Fantasia 2021: Agnes
Setting itself up to be something wholly different than what it actually becomes, Mickey Reece’s Agnes is striking cinema. An exorcist film that reaches its climax early and then does some soul searching for the remainder, it’s a testament to what can still be done in the medium to make it feel fresh and exciting. Reece pulls out all the stops to create a wholly unique experience that subverts some of the usual suspects that frequent religious horror.
To say that the exorcism genre has been done to death is an overstatement. Yet, right from the opening scene of Agnes, there’s no denying this is something more exciting. Beginning with a scene that feels like the opening to a procedural network show, except its a demonic possession instead of watching a murder or a patient fall ill, Reece immediately starts planting the seeds for other narrative threads to pull at later. From the sexual tension between the nuns at a convent and their new male guests, Father Donaghue (Ben Hall) and Benjamin (Jordan Horowitz, playing a soon-to-be priest), to the various power dynamics used by men to assume control over women, there’s so much to unpack with just mere suggestions throughout.
When Agnes (Hayley McFarland) is suddenly possessed – or so the convent she is in believes – the Church summons Father Donaghue to attempt to exorcise the demon, while forcing Benjamin to come along and keep an eye on Donaghue.
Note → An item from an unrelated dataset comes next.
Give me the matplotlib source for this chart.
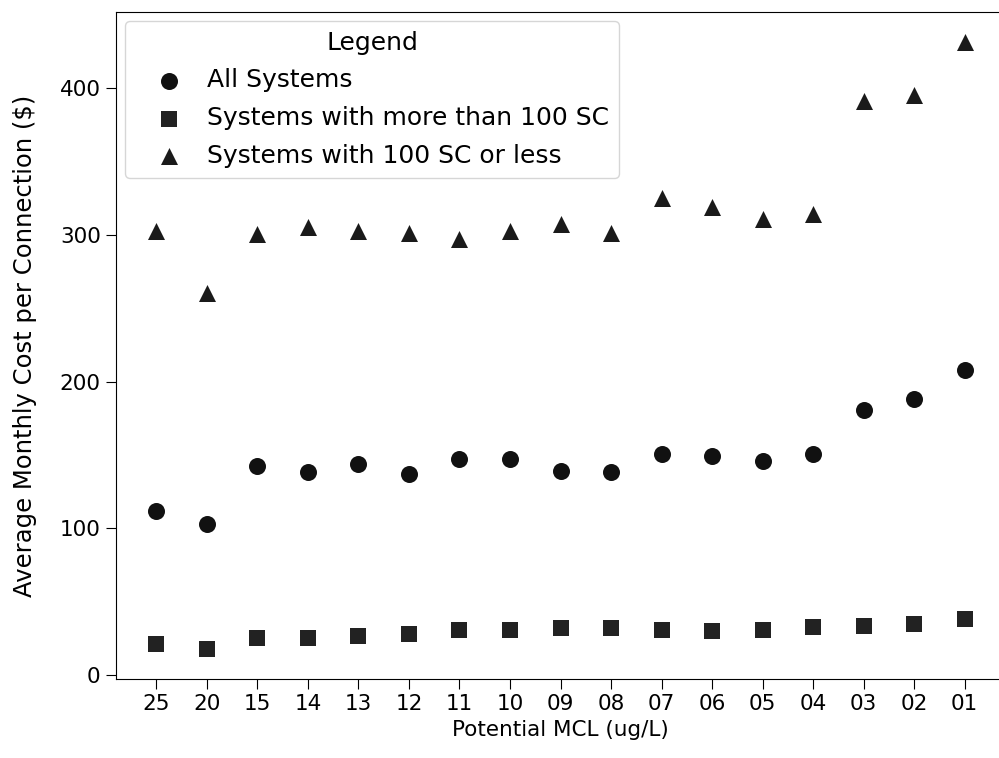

His checkered past with the Church, along with his more free-spirited thinking has kept him from being in their good graces. Where Reece and co-writer John Selvidge make their big swings is in their willingness to put the “action” of the film on the backburner for genuine conversations about faith and connection.
There’s plenty of thrills and frights in the first half of the movie, but it eventually makes a narrative shift that takes focus off of Father Donaghue and onto Mary (Molly C. Quinn), Agnes’s best friend in the convent. It’s a rather seamless transition that leaves characters in the dust, but not in an abrupt manner. The film naturally progresses into a more personal story where the reverberations of what happened in the convent linger throughout. It’s a divisive decision, but Agnes is filled with those on both the script and aesthetic level – what makes them work is the confidence behind them.
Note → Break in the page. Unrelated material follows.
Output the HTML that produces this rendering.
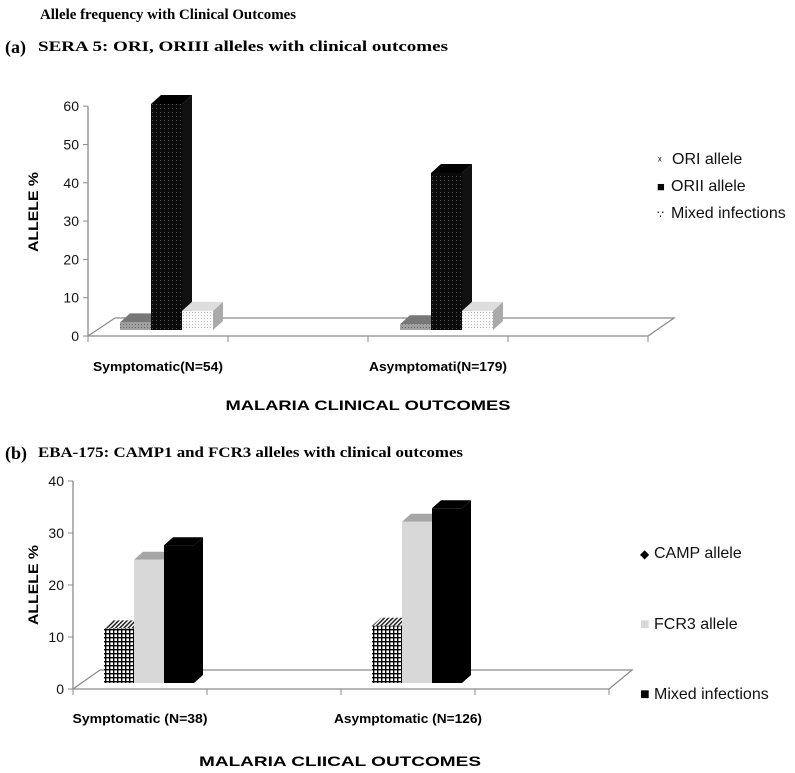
<!DOCTYPE html>
<html><head><meta charset="utf-8"><style>
body{margin:0;background:#fff;}
svg{display:block;font-family:"Liberation Sans",sans-serif;}
.serif{font-family:"Liberation Serif",serif;font-weight:bold;}
</style></head><body>
<svg id="chart" width="795" height="773" viewBox="0 0 795 773">
<defs>
<pattern id="pGrey" width="3" height="3" patternUnits="userSpaceOnUse"><rect width="3" height="3" fill="#a0a0a0"/><rect width="1" height="1" fill="#666"/></pattern>
<pattern id="pBlack" width="4" height="4" patternUnits="userSpaceOnUse"><rect width="4" height="4" fill="#0a0a0a"/><rect width="1" height="1" fill="#555"/></pattern>
<pattern id="pWhite" width="3" height="3" patternUnits="userSpaceOnUse"><rect width="3" height="3" fill="#fafafa"/><rect width="1" height="1" fill="#bbb"/></pattern>
<pattern id="pCheck" width="4" height="4" patternUnits="userSpaceOnUse"><rect width="4" height="4" fill="#fff"/><rect x="0" y="1" width="4" height="1.4" fill="#000"/><rect x="1" y="0" width="1.4" height="4" fill="#000"/></pattern>
<pattern id="pStripe" width="3" height="3" patternUnits="userSpaceOnUse" patternTransform="rotate(45)"><rect width="3" height="3" fill="#fff"/><rect width="1.5" height="3" fill="#222"/></pattern>
</defs>
<text class="serif" x="40" y="19" font-size="15" textLength="256" lengthAdjust="spacingAndGlyphs">Allele frequency with Clinical Outcomes</text>
<text class="serif" x="5" y="53" font-size="18">(a)</text>
<text class="serif" x="38" y="51" font-size="15" textLength="410" lengthAdjust="spacingAndGlyphs">SERA 5: ORI, ORIII alleles with clinical outcomes</text>
<text class="serif" x="5" y="459" font-size="18">(b)</text>
<text class="serif" x="38" y="457" font-size="15" textLength="425" lengthAdjust="spacingAndGlyphs">EBA-175: CAMP1 and FCR3 alleles with clinical outcomes</text>
<g id="ga"></g><g id="gb"></g>
</svg>
<script>
const catsA = ["Symptomatic(N=54)", "Asymptomati(N=179)"];
const oriA = [2, 1.5];
const oriiA = [59, 41];
const mixedA = [5, 5];
const ticksA = [0, 10, 20, 30, 40, 50, 60];
const catsB = ["Symptomatic (N=38)", "Asymptomatic (N=126)"];
const campB = [10.5, 11];
const fcr3B = [23.7, 31];
const mixedB = [26.5, 33.6];
const ticksB = [0, 10, 20, 30, 40];
const NS = "http://www.w3.org/2000/svg";
function mk(parent, tag, attrs, text){
  const e = document.createElementNS(NS, tag);
  for (const k in attrs) e.setAttribute(k, attrs[k]);
  if (text !== undefined) e.textContent = text;
  parent.appendChild(e); return e;
}
function drawChart(g, cfg){
  const y = v => cfg.y0 - v * cfg.pxPer;
  const ax = mk(g, "line", {x1:cfg.x0, y1:y(cfg.ticks[cfg.ticks.length-1]), x2:cfg.x0, y2:cfg.y0, stroke:"#8c8c8c", "stroke-width":1.3});
  
  
  cfg.ticks.forEach(t => {
    mk(g, "line", {x1:cfg.x0-5, y1:y(t), x2:cfg.x0, y2:y(t), stroke:"#8c8c8c"});
    const tl = mk(g, "text", {x:cfg.x0-9, y:y(t)+5, "text-anchor":"end", "font-size":14, fill:"#111"}, String(t));
    
    
  });
  const f = cfg.floor;
  const fl = mk(g, "polygon", {points:`${cfg.x0},${cfg.y0} ${cfg.x0+f.dx},${f.back} ${f.right+f.rdx},${f.back} ${f.right},${cfg.y0}`, fill:"none", stroke:"#8c8c8c", "stroke-width":1.3});
  
  
  const n = cfg.cats.length * 2;
  const step = (f.right - cfg.x0) / n;
  for (let i = 0; i <= n; i++) mk(g, "line", {x1:cfg.x0+i*step, y1:cfg.y0, x2:cfg.x0+i*step, y2:cfg.y0+6, stroke:"#8c8c8c"});
  cfg.cats.forEach((c, ci) => {
    const mid = cfg.x0 + (2*ci+0.5)*step;
    const lbl = mk(g, "text", {x:mid, y:cfg.labelY, "text-anchor":"middle", "font-size":13, "font-weight":"bold", textLength:cfg.labelW[ci], lengthAdjust:"spacingAndGlyphs"}, c);
    
    
    let bx = mid - cfg.offset;
    cfg.series.forEach((s) => {
      const v = s.vals[ci];
      const top = cfg.base - v * cfg.pxPer;
      const d = cfg.depth;
      mk(g, "polygon", {points:`${bx+cfg.bw},${top} ${bx+cfg.bw+d.dx},${top-d.dy} ${bx+cfg.bw+d.dx},${cfg.base-d.dy} ${bx+cfg.bw},${cfg.base}`, fill:s.side});
      mk(g, "polygon", {points:`${bx},${top} ${bx+d.dx},${top-d.dy} ${bx+cfg.bw+d.dx},${top-d.dy} ${bx+cfg.bw},${top}`, fill:s.top});
      const r = mk(g, "rect", {x:bx, y:top, width:cfg.bw, height:cfg.base-top, fill:s.fill});
      
      
      bx += cfg.bw;
    });
  });
  const xt = mk(g, "text", {x:cfg.xTitle[0], y:cfg.xTitle[1], "text-anchor":"middle", "font-size":14, "font-weight":"bold", textLength:cfg.xTitle[2], lengthAdjust:"spacingAndGlyphs"}, cfg.xTitleText);
  
  
  const yt = mk(g, "text", {x:0, y:0, transform:`translate(${cfg.yTitle[0]},${cfg.yTitle[1]}) rotate(-90)`, "text-anchor":"middle", "font-size":14, "font-weight":"bold", textLength:80, lengthAdjust:"spacingAndGlyphs"}, "ALLELE %");
  
  
  cfg.legend.forEach(L => {
    mk(g, "text", {x:L.x, y:L.y, "font-size":L.ms, fill:L.c || "#000"}, L.mark);
    const t = mk(g, "text", {x:L.x+14, y:L.y, "font-size":16, fill:"#111"}, L.text);
    
    
  });
}
drawChart(document.getElementById("ga"), {
  x0:88, y0:336, base:330, pxPer:3.83, ticks:ticksA, cats:catsA,
  floor:{back:318, dx:27, right:648, rdx:26},
  offset:38, bw:31, depth:{dx:10, dy:9}, labelY:371, labelW:[130,138],
  series:[{key:"ori", vals:oriA, fill:"url(#pGrey)", side:"#888", top:"#777"},
          {key:"orii", vals:oriiA, fill:"url(#pBlack)", side:"#111", top:"#000"},
          {key:"mixed", vals:mixedA, fill:"url(#pWhite)", side:"#aaa", top:"#ddd"}],
  xTitle:[368,410,285], xTitleText:"MALARIA CLINICAL OUTCOMES", yTitle:[38,212],
  legend:[{x:658,y:164,mark:"\u02E3",ms:11,text:"ORI allele"},{x:657,y:191,mark:"\u25A0",ms:13,text:"ORII allele"},{x:657,y:218,mark:"\u2235",ms:11,text:"Mixed infections"}]
});
drawChart(document.getElementById("gb"), {
  x0:73, y0:689, base:683, pxPer:5.2, ticks:ticksB, cats:catsB,
  floor:{back:670, dx:27, right:609, rdx:23},
  offset:36, bw:30, depth:{dx:9, dy:8}, labelY:723, labelW:[135,148],
  series:[{key:"camp", vals:campB, fill:"url(#pCheck)", side:"#666", top:"url(#pStripe)"},
          {key:"fcr3", vals:fcr3B, fill:"#d8d8d8", side:"#bbb", top:"#a6a6a6"},
          {key:"mixed", vals:mixedB, fill:"#000", side:"#000", top:"#000"}],
  xTitle:[340,766,282], xTitleText:"MALARIA CLIICAL OUTCOMES", yTitle:[38,585],
  legend:[{x:640,y:558,mark:"\u25C6",ms:12,text:"CAMP allele"},{x:640,y:629,mark:"\u25A0",ms:16,text:"FCR3 allele",c:"#d8d8d8"},{x:640,y:699,mark:"\u25A0",ms:16,text:"Mixed infections"}]
});
</script>
</body></html>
When a film can take two separate stories and make them feel complete, it’s nothing short of impressive. What Reece does with Agnes is give in to all of the demonic and religious horror and let it fuel the painful ache that it becomes. While not a flawless film, and certainly one that will leave some viewers confused or even angry for the shift its plot takes, Agnes is an ambitious film delivered with a confidence that it will leave some audiences behind – but those who remain are rewarded with a delicately told story about connections that are never truly gone.